As a result of one of the manufacturer program changes discussed above, certain small wholesalers filed suit against Philip Morris and RJ Reynolds alleging unfair trade practices. In addition, due to the heightened level of competition in the marketplace from both a wholesale and retail convenience store perspective, a number of wholesalers and retailers have sought bankruptcy protection, been acquired or are on the market to be sold. Therefore, we expect that competition and pressure on profit margins will continue to affect both large and small distributors and demand that distributors consolidate in order to become more efficient.
The beverage marketing and distribution business (TBG) incurred significant losses during 2004 as significant expenditures were made for product development, distribution network development and marketing efforts to promote our portfolio of specialty beverages. The resulting sales were less than expected due to lack of market penetration of our new beverage products.
In October 2004, we took steps to reduce on-going operating expenses by reducing the work force and consolidating certain activities of marketing and distribution with other companies in the affiliated group.

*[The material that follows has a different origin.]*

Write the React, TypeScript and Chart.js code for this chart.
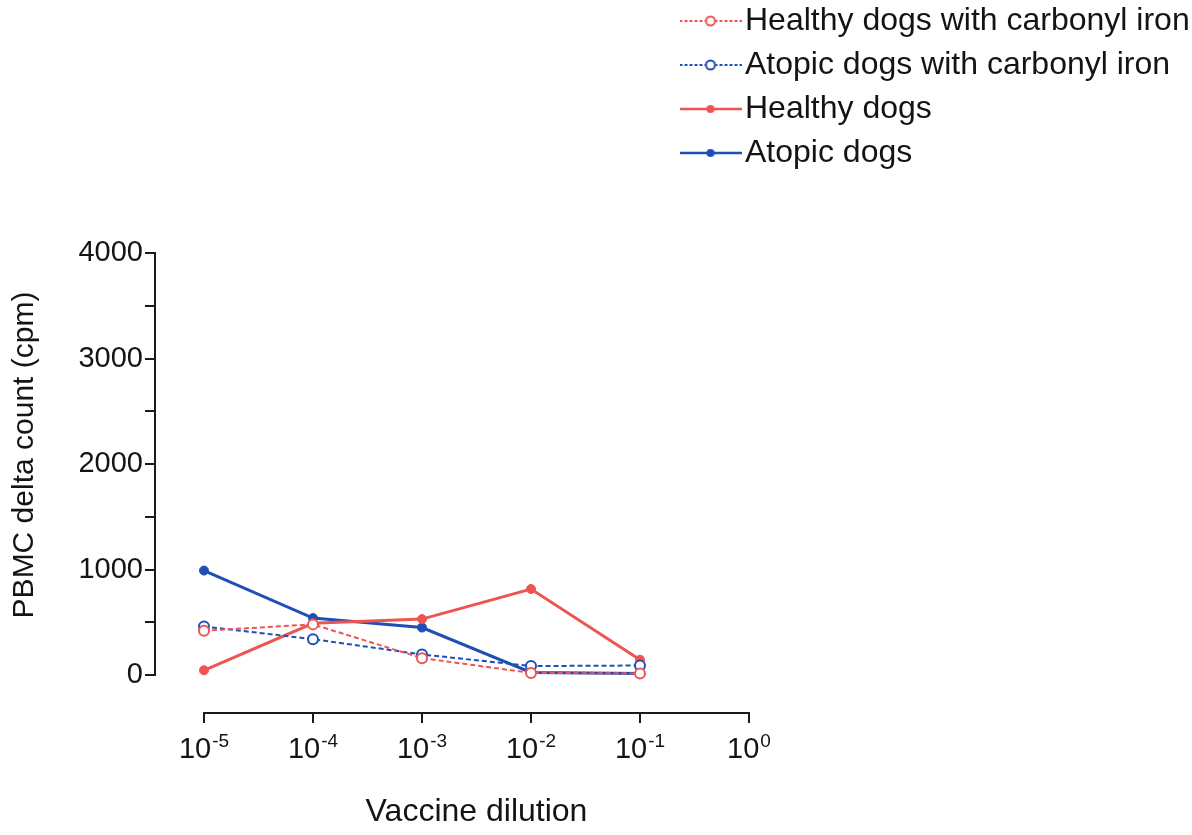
import React, { useEffect, useRef } from 'react';
import { Chart, registerables } from 'chart.js';

Chart.register(...registerables);

const FONT = '"Liberation Sans", Arial, Helvetica, sans-serif';
const TEXT = '#141414';
const AXIS = '#1a1a1a';
const RED = '#ee5552';
const BLUE = '#1f4fb6';

// Vaccine dilution as powers of ten (10^-5 ... 10^-1)
const dilutionExponents = [-5, -4, -3, -2, -1];

// PBMC delta count (cpm) per series
const healthyCarbonyl = [420, 480, 160, 20, 15];
const atopicCarbonyl = [460, 340, 195, 85, 90];
const healthyDogs = [45, 490, 530, 815, 145];
const atopicDogs = [990, 540, 450, 25, 15];

const seriesNames = [
  'Healthy dogs with carbonyl iron',
  'Atopic dogs with carbonyl iron',
  'Healthy dogs',
  'Atopic dogs',
];

const xTickExponents = [-5, -4, -3, -2, -1, 0];
const yTickValues = [0, 500, 1000, 1500, 2000, 2500, 3000, 3500, 4000];
const yLabelValues = [0, 1000, 2000, 3000, 4000];

// Scale ranges leave room so the axes sit apart from each other
const X_MIN = -5.4495;
const X_MAX = 0.4495;
const Y_MIN = -360;
const Y_MAX = 4531;

function makeLegendIcon(color: string, dashed: boolean): HTMLCanvasElement {
  const c = document.createElement('canvas');
  c.width = 62;
  c.height = 14;
  const g = c.getContext('2d')!;
  g.strokeStyle = color;
  g.lineWidth = dashed ? 2 : 2.5;
  if (dashed) g.setLineDash([3, 2]);
  g.beginPath();
  g.moveTo(0, 7);
  g.lineTo(62, 7);
  g.stroke();
  g.setLineDash([]);
  g.beginPath();
  g.arc(31, 7, dashed ? 4.5 : 4, 0, Math.PI * 2);
  if (dashed) {
    g.fillStyle = '#fff';
    g.fill();
    g.lineWidth = 2;
    g.stroke();
  } else {
    g.fillStyle = color;
    g.fill();
  }
  return c;
}

// Places the legend column in the upper right corner
const legendPlacement = {
  id: 'legendPlacement',
  afterLayout(chart: any) {
    const lg = chart.legend;
    if (!lg) return;
    lg.left = 680;
    lg.top = -7;
    lg.right = chart.width;
    lg.bottom = 200;
    lg.width = lg.right - lg.left;
    lg.height = lg.bottom - lg.top;
  },
};

// Axis lines spanning only the tick range, plus 10^n tick labels
const offsetAxes = {
  id: 'offsetAxes',
  beforeDatasetsDraw(chart: any) {
    const { ctx, chartArea } = chart;
    const x = chart.scales.x;
    const y = chart.scales.y;
    ctx.save();
    ctx.strokeStyle = AXIS;
    ctx.lineWidth = 2;
    ctx.lineCap = 'square';
    ctx.beginPath();
    ctx.moveTo(chartArea.left, y.getPixelForValue(yTickValues[yTickValues.length - 1]));
    ctx.lineTo(chartArea.left, y.getPixelForValue(yTickValues[0]));
    ctx.moveTo(x.getPixelForValue(xTickExponents[0]), chartArea.bottom);
    ctx.lineTo(x.getPixelForValue(xTickExponents[xTickExponents.length - 1]), chartArea.bottom);
    ctx.stroke();

    ctx.fillStyle = TEXT;
    ctx.textBaseline = 'alphabetic';
    ctx.textAlign = 'left';
    const baseline = chartArea.bottom + 45;
    xTickExponents.forEach((e) => {
      const px = x.getPixelForValue(e);
      const exp = String(e);
      ctx.font = `29px ${FONT}`;
      const bw = ctx.measureText('10').width;
      ctx.font = `19px ${FONT}`;
      const ew = ctx.measureText(exp).width;
      const start = px - (bw + 1 + ew) / 2;
      ctx.font = `29px ${FONT}`;
      ctx.fillText('10', start, baseline);
      ctx.font = `19px ${FONT}`;
      ctx.fillText(exp, start + bw + 1, baseline - 11);
    });
    ctx.restore();
  },
};

function points(values: number[]) {
  return dilutionExponents.map((e, i) => ({ x: e, y: values[i] }));
}

export default function App() {
  const ref = useRef<HTMLCanvasElement>(null);

  useEffect(() => {
    const canvas = ref.current;
    if (!canvas) return;

    const icons = [
      makeLegendIcon(RED, true),
      makeLegendIcon(BLUE, true),
      makeLegendIcon(RED, false),
      makeLegendIcon(BLUE, false),
    ];

    const dashed = (color: string) => ({
      borderColor: color,
      borderWidth: 2,
      borderDash: [5, 3],
      pointRadius: 5,
      pointBorderWidth: 2,
      pointBackgroundColor: '#ffffff',
      pointBorderColor: color,
    });
    const solid = (color: string) => ({
      borderColor: color,
      borderWidth: 3,
      pointRadius: 4.5,
      pointBorderWidth: 1,
      pointBackgroundColor: color,
      pointBorderColor: color,
    });

    const chart = new Chart(canvas, {
      type: 'line',
      data: {
        datasets: [
          { label: seriesNames[0], data: points(healthyCarbonyl), ...dashed(RED) },
          { label: seriesNames[1], data: points(atopicCarbonyl), ...dashed(BLUE) },
          { label: seriesNames[2], data: points(healthyDogs), ...solid(RED) },
          { label: seriesNames[3], data: points(atopicDogs), ...solid(BLUE) },
        ],
      },
      options: {
        animation: false,
        responsive: false,
        events: [],
        layout: { padding: { top: 197, right: 394, bottom: 0, left: 0 } },
        elements: { line: { tension: 0 } },
        scales: {
          x: {
            type: 'linear',
            min: X_MIN,
            max: X_MAX,
            afterBuildTicks: (scale: any) => {
              scale.ticks = xTickExponents.map((v) => ({ value: v }));
            },
            afterFit: (scale: any) => {
              scale.height = 122;
            },
            grid: {
              display: true,
              drawOnChartArea: false,
              drawTicks: true,
              tickLength: 10,
              lineWidth: 2,
              color: AXIS,
            },
            border: { display: false },
            ticks: { display: false },
            title: {
              display: true,
              text: 'Vaccine dilution',
              color: TEXT,
              font: { family: FONT, size: 32 },
              padding: { top: 4, bottom: 4 },
            },
          },
          y: {
            type: 'linear',
            min: Y_MIN,
            max: Y_MAX,
            afterBuildTicks: (scale: any) => {
              scale.ticks = yTickValues.map((v) => ({ value: v }));
            },
            afterFit: (scale: any) => {
              scale.width = 155;
            },
            grid: {
              display: true,
              drawOnChartArea: false,
              drawTicks: true,
              tickLength: 10,
              lineWidth: 2,
              color: AXIS,
            },
            border: { display: false },
            ticks: {
              autoSkip: false,
              padding: 2,
              color: TEXT,
              font: { family: FONT, size: 29 },
              callback: (v: any) => (yLabelValues.includes(Number(v)) ? String(v) : ''),
            },
            title: {
              display: true,
              text: 'PBMC delta count (cpm)',
              color: TEXT,
              font: { family: FONT, size: 30 },
              padding: { top: 7, bottom: 4 },
            },
          },
        },
        plugins: {
          tooltip: { enabled: false },
          legend: {
            display: true,
            position: 'chartArea',
            align: 'start',
            labels: {
              usePointStyle: true,
              pointStyleWidth: 37,
              padding: 12,
              color: TEXT,
              font: { family: FONT, size: 32 },
              generateLabels: (c: any) =>
                Chart.defaults.plugins.legend.labels
                  .generateLabels(c)
                  .map((item: any, i: number) => ({ ...item, pointStyle: icons[i] })),
            },
          },
        },
      },
      plugins: [legendPlacement, offsetAxes],
    } as any);

    return () => chart.destroy();
  }, []);

  return (
    <div
      style={{
        position: 'absolute',
        left: 0,
        top: 0,
        width: 1192,
        height: 835,
        background: '#ffffff',
      }}
    >
      <canvas ref={ref} width={1192} height={835} style={{ display: 'block', width: 1192, height: 835 }} />
    </div>
  );
}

In addition, we are evaluating the line of product offerings and plan to discontinue non- contributing brands and focus on the brands with the greatest potential for market penetration.
RESULTS OF OPERATIONS
AMCON's fiscal first quarters ended on December 31, 2004 and December 26, 2003. For ease of discussion, these fiscal quarters are referred to herein as December 2004 and 2003, respectively or Q1 2005 and Q1 2004, respectively.
Wholesale distribution segment $ 20.1 million Retail health food stores segment 0.4 million Beverage segment 1.6 million Intersegment eliminations - million ------ $ 22.1 million ====== |
Cigarette sales in the wholesale distribution business increased by $14.3 million and the sales of tobacco, confectionary and other products contributed an additional $5.8 million in Q1 2005 compared to Q1 2004. Of the increase in cigarette sales, $10.4 million was a result of the change in our monthly reporting period which added an extra week of sales in Q1 2005 as compared to Q1 2004, $0.7 million was attributable to price increases implemented by major cigarette manufacturers in December 2004 and $3.2 million was due to a 2.4% increase in carton volume (excluding the extra week). Of the increase in tobacco, confectionary and other products, $3.2 million was due to the extra week and $2.6 million was attributable primarily to new business obtained through expansion of our market area. We continue to market our full service capabilities in an effort to differentiate our Company from competitors who utilize pricing as their primary marketing tool.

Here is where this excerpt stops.